With new graphical procedures replacing antiquated text-based procedures, authorized employees now are able to identify breakers for remote disconnects in far less time. In some cases, when an authorized employee was tasked with locking out equipment rarely serviced, simply identifying the correct electrical disconnect could take hours, extending equipment downtime, and administrative burden by calling up electrical one-line drawings, tracing disconnects and then verifying the disconnects until reaching the proper one. With the new LOTO procedures, lockouts for even simple equipment such as conveyors can be reduced from 1 hour to only 5 minutes on average. For more complex equipment such as a printing press, a 4.5-hour lockout procedure can be reduced to only 30 minutes. In addition, employees are more confident it’s done correctly. Also, training new employees takes a fraction of the time with intuitive procedures that are easy to follow and visual aids such as business-card-sized energy source ID tags that are installed at each corresponding energy source isolation point. Making a change to a procedure can be completed in far less time even by untrained personnel because the procedures are easy to locate (downloadable Excel files from a secure website portal). What used to involve hours of searching and file recovery from using different software platforms and in some cases proprietary software that no longer works, now only takes minutes. When auditing procedures in the printing industry, there can be hundreds if not thousands of procedures to audit on a 12-month cycle. Some iPad applications can reduce that time from several months to only a week or two. Major efficiency gains can result from both the high-performance graphical procedures and  customized training that suits each company’s unique needs. The increased efficiencies from simply maintaining the program annually help justify the investment and help the entire program survive for years with proper usage and updates from in-house staff.

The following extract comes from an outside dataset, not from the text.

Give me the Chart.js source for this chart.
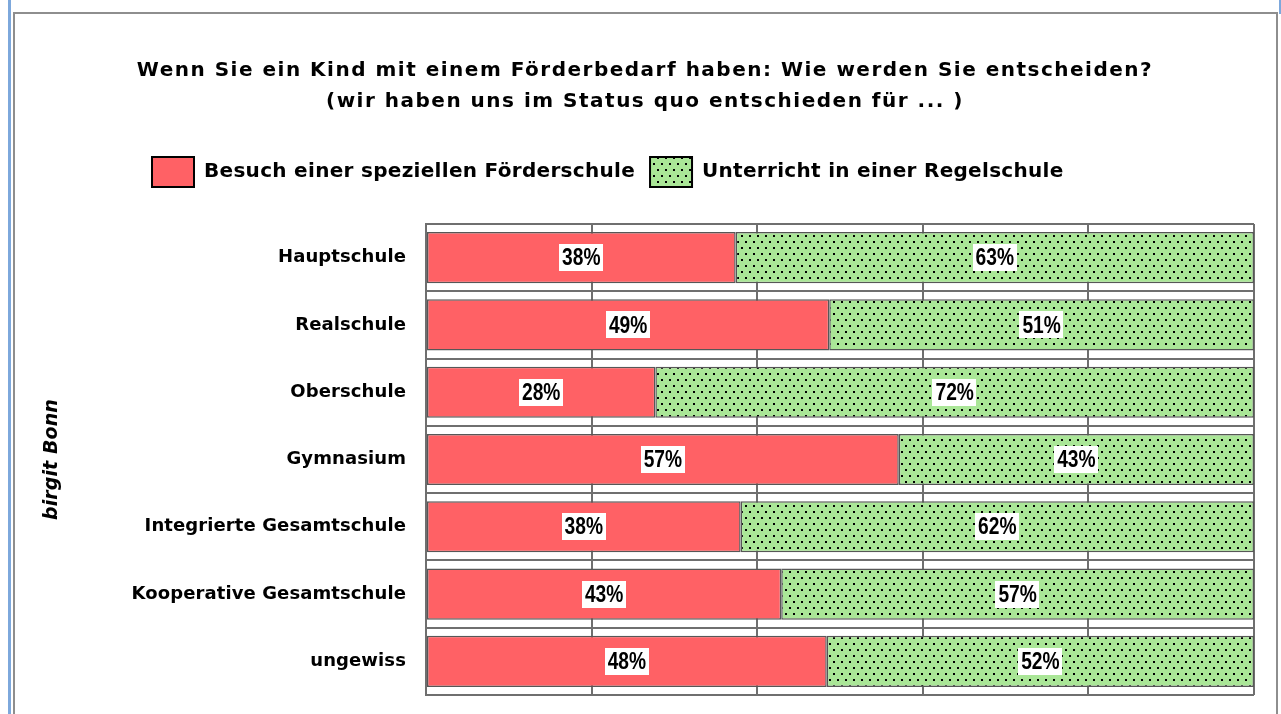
<!DOCTYPE html>
<html><head><meta charset="utf-8">
<script src="https://cdn.jsdelivr.net/npm/chart.js@4.4.1/dist/chart.umd.min.js"></script>
<style>
html,body{margin:0;padding:0;background:#fff;}
body{width:1281px;height:714px;position:relative;overflow:hidden;}
#blueL{position:absolute;left:8px;top:0;width:3px;height:714px;background:#7da8dc;}
#frame{position:absolute;left:13px;top:12px;width:1261px;height:740px;border:2px solid #8e8e8e;}
#blueR{position:absolute;left:1279px;top:0;width:2px;height:14px;background:#7da8dc;}
canvas{position:absolute;left:0;top:0;}
</style></head><body>
<div id="blueL"></div><div id="frame"></div><div id="blueR"></div>
<canvas id="c" width="1281" height="714"></canvas>
<script>
// ---- data ----
const categories = ['Hauptschule','Realschule','Oberschule','Gymnasium','Integrierte Gesamtschule','Kooperative Gesamtschule','ungewiss'];
const foerderValues = [37.4, 48.7, 27.7, 57.1, 38.0, 42.9, 48.4];
const regelValues   = [62.6, 51.3, 72.3, 42.9, 62.0, 57.1, 51.6];
const foerderLabels = ['38%','49%','28%','57%','38%','43%','48%'];
const regelLabels   = ['63%','51%','72%','43%','62%','57%','52%'];
const seriesNames = ['Besuch einer speziellen Förderschule','Unterricht in einer Regelschule'];
const titleLines = ['Wenn Sie ein Kind mit einem Förderbedarf haben: Wie werden Sie entscheiden?','(wir haben uns im Status quo entschieden für ... )'];
const axisTitle = 'birgit Bonn';
const xTicks = [0,20,40,60,80,100];

// ---- styles ----
const FONT = '"DejaVu Sans", "Liberation Sans", sans-serif';
const RED = '#ff6165';
const GREEN = '#aae697';
const GRID = '#6f6f6f';
const SP_TITLE = '1.5px', SP_LEGEND = '0.3px', SP_AXIS = '0.1px';

const canvas = document.getElementById('c');
const ctx = canvas.getContext('2d');

function makeDots(){
  const t = document.createElement('canvas'); t.width = 8; t.height = 12;
  const g = t.getContext('2d');
  g.fillStyle = GREEN; g.fillRect(0,0,8,12);
  g.fillStyle = '#000'; g.fillRect(1,1,2,2); g.fillRect(5,7,2,2);
  return ctx.createPattern(t,'repeat');
}
const dots = makeDots();

function wrapSpacing(obj, fnName, sp){
  if (!obj || obj['_sp_'+fnName]) return;
  const orig = obj[fnName];
  obj[fnName] = function(){
    const c = this.ctx; const prev = c.letterSpacing;
    c.letterSpacing = sp;
    const r = orig.apply(this, arguments);
    c.letterSpacing = prev;
    return r;
  };
  obj['_sp_'+fnName] = true;
}

const spacingPlugin = {
  id: 'spacing',
  beforeUpdate(chart){ chart.ctx.letterSpacing = SP_LEGEND; },
  beforeDraw(chart){ chart.ctx.letterSpacing = SP_LEGEND; },
  afterLayout(chart){
    wrapSpacing(chart.titleBlock, 'draw', SP_TITLE);
    wrapSpacing(chart.scales.y, 'drawLabels', SP_AXIS);
    wrapSpacing(chart.scales.y, 'drawTitle', SP_AXIS);
    if (chart.legend) chart.legend.left = 137;
  }
};

const segLabels = {
  id: 'segLabels',
  afterDatasetsDraw(chart){
    const c = chart.ctx;
    c.save();
    c.letterSpacing = '0px';
    c.font = 'bold 24px "Liberation Sans", Arial, sans-serif';
    c.textAlign = 'center'; c.textBaseline = 'middle';
    const sx = 0.8;
    chart.data.datasets.forEach((ds, di) => {
      const meta = chart.getDatasetMeta(di);
      meta.data.forEach((bar, i) => {
        const t = ds.pctLabels[i];
        const cx = (bar.x + bar.base) / 2, cy = bar.y;
        const w = c.measureText(t).width * sx + 6, h = 27;
        c.fillStyle = '#fff';
        c.fillRect(Math.round(cx - w/2), Math.round(cy - h/2), Math.round(w), h);
        c.fillStyle = '#000';
        c.save();
        c.translate(cx, cy + 1);
        c.scale(sx, 1);
        c.fillText(t, 0, 0);
        c.restore();
      });
    });
    c.restore();
  }
};

new Chart(ctx, {
  type: 'bar',
  data: {
    labels: categories,
    datasets: [
      { label: seriesNames[0], data: foerderValues, pctLabels: foerderLabels,
        backgroundColor: RED, borderColor: '#575757', borderWidth: 1.5, borderSkipped: false },
      { label: seriesNames[1], data: regelValues, pctLabels: regelLabels,
        backgroundColor: dots, borderColor: '#575757', borderWidth: 1.5, borderSkipped: false }
    ]
  },
  options: {
    indexAxis: 'y',
    responsive: false,
    animation: false,
    devicePixelRatio: 1,
    layout: { padding: { left: 36, right: 27, top: 0, bottom: 19 } },
    datasets: { bar: { barPercentage: 0.76, categoryPercentage: 1 } },
    scales: {
      x: {
        position: 'top', stacked: true,
        min: xTicks[0], max: xTicks[xTicks.length - 1],
        ticks: { display: false, stepSize: xTicks[1] - xTicks[0] },
        grid: { color: GRID, lineWidth: 2, drawTicks: false },
        border: { display: false },
        afterFit(s){ s.height = 27; }
      },
      y: {
        stacked: true,
        grid: { color: GRID, lineWidth: 2, drawTicks: false, offset: true },
        border: { color: GRID, width: 2 },
        ticks: { color: '#000', padding: 20, font: { family: FONT, size: 18, weight: 'bold' } },
        title: { display: true, text: axisTitle, color: '#000',
                 font: { family: FONT, size: 19, style: 'italic', weight: 'bold' },
                 padding: { top: 5, bottom: 0 } },
        afterFit(s){ s.width = 390; s.paddingTop = 0; s.paddingBottom = 0; }
      }
    },
    plugins: {
      title: {
        display: true, text: titleLines, color: '#000',
        font: { family: FONT, size: 20, weight: 'bold', lineHeight: '31px' },
        padding: { top: 55, bottom: 25 }
      },
      legend: {
        align: 'start',
        labels: {
          boxWidth: 42, boxHeight: 30, padding: 15, color: '#000',
          font: { family: FONT, size: 20, weight: 'bold' },
          generateLabels(chart){
            const items = Chart.defaults.plugins.legend.labels.generateLabels(chart);
            items.forEach(it => { it.strokeStyle = '#000'; it.lineWidth = 2; });
            return items;
          }
        }
      },
      tooltip: { enabled: false }
    }
  },
  plugins: [spacingPlugin, segLabels]
});
</script>
</body></html>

Printing Industry Case Study

A printing company with 400 pieces of equipment (accumulators, printing heads, pumps, rollers, cutters, conveyors, stackers, palletizers, depalletizers, and more) invested US$100,000 on a modern LOTO program implemented in six weeks with ESC Services. Past experience shows it would have taken the company at least four years with 4 to 5 people internally to do the same thing and could expect an average of 50% accuracy of procedures. They would need two people full time to maintain it. LOTO scenarios (lock and unlock) that used to take 30 minutes on average are now reduced to 8 minutes. This has led to increased equipment uptime, which can be calculated as production efficiency gains. Improved production uptime led to a payback of at least 12 hours per month valued at $4,000 per production hour, leading to first month’s gains of $48,000 and an annual savings of at least $576,000 (not including the savings from accident reduction and fine prevention). Once procedures are completed, the next phase is training. Creating an authorized training program that’s customized and unique to your company’s exact needs is critical to program adoption by facility personnel and sustainability of the overall program.